Local officials say that Vicksburg’s per capita rate should have taken into account the entire county’s population of about 49,664, almost double the city’s, which would have brought the per capita rate down to about 10.

Mayor Laurence Leyens said the question is relativity. He said that social and economic conditions play a big factor in crime and that Vicksburg cannot be compared with cities of millions.

“If two people in a hundred get murdered and 10 people in a thousand get murdered, which is worse? I’d rather live in a town that has two murders a year than a town that has 10 murders a year,” Leyens said.

Since 2002, the number of violent crimes reported in Vicksburg and Warren County has gone down.

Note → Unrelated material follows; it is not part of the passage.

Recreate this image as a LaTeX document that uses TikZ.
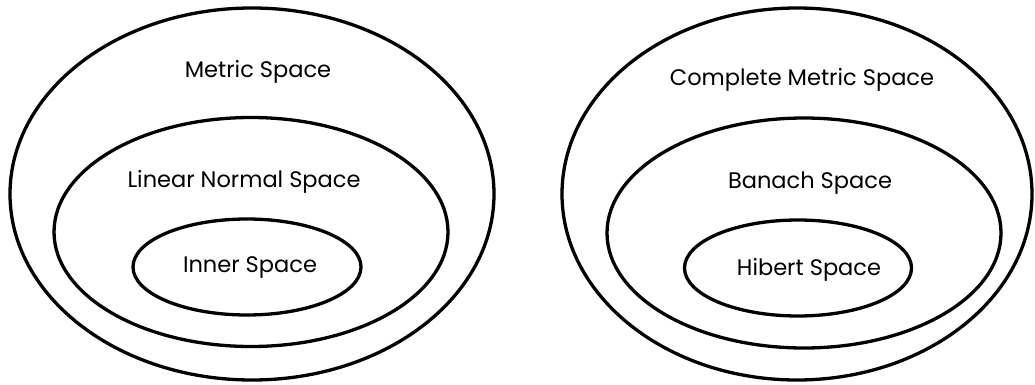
\documentclass[tikz,border=0pt]{standalone}
\usepackage{fontspec}
\setmainfont{Poppins}
\usetikzlibrary{shapes.geometric}
\tikzset{
  region/.style n args={2}{draw=black,ellipse,line width=3.3pt,inner sep=0pt,minimum width=#1pt,minimum height=#2pt},
  tag/.style={font=\fontsize{22.5}{27}\selectfont,text=black,inner sep=0pt}
}
\begin{document}
\begin{tikzpicture}[x=1pt,y=-1pt]
  \useasboundingbox (0,0) rectangle (1035,385);
  % left family
  \node[region={484}{372}] (metric) at (252,194) {};
  \node[region={394}{229}] (normed) at (251,232) {};
  \node[region={228}{96}] (inner) at (247,267) {};
  \node[tag] (metricT) at (258,72) {Metric Space};
  \node[tag] (normedT) at (244,182) {Linear Normal Space};
  \node[tag] (innerT) at (250,267) {Inner Space};

  % right family
  \node[region={470}{372}] (complete) at (797,194) {};
  \node[region={394}{230}] (banach) at (804,233) {};
  \node[region={227}{96}] (hilbert) at (798,268) {};
  \node[tag] (completeT) at (802,80) {Complete Metric Space};
  \node[tag] (banachT) at (810,183) {Banach Space};
  \node[tag] (hilbertT) at (809,270) {Hibert Space};
\end{tikzpicture}
\end{document}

The FBI released crime statistics last week for 2003 that showed three homicides reported locally, bringing the per capita figure down to 6. For that same year, New York reported 597 murders, a per capita rate of 7.37, and New Orleans reported 274 murders, a per capita rate of 57.66.

In Mississippi, Southaven reported no homicides in 2003 and Jackson reported 45, a per capita rate of 24.79. Natchez had two homicides, but with a county population of 33,233, the per capita rate was 6, about the same as Vicksburg’s.

Leyens said that statistics being reported by the FBI and for Vicksburg also include some misdemeanor arrests such as for domestic violence. Mississippi state law requires law enforcement to arrest one or both parties involved in a domestic violence incident, but only a third conviction is considered a felony.

Leyens said those arrests are being included in the aggravated assault cases being reported online.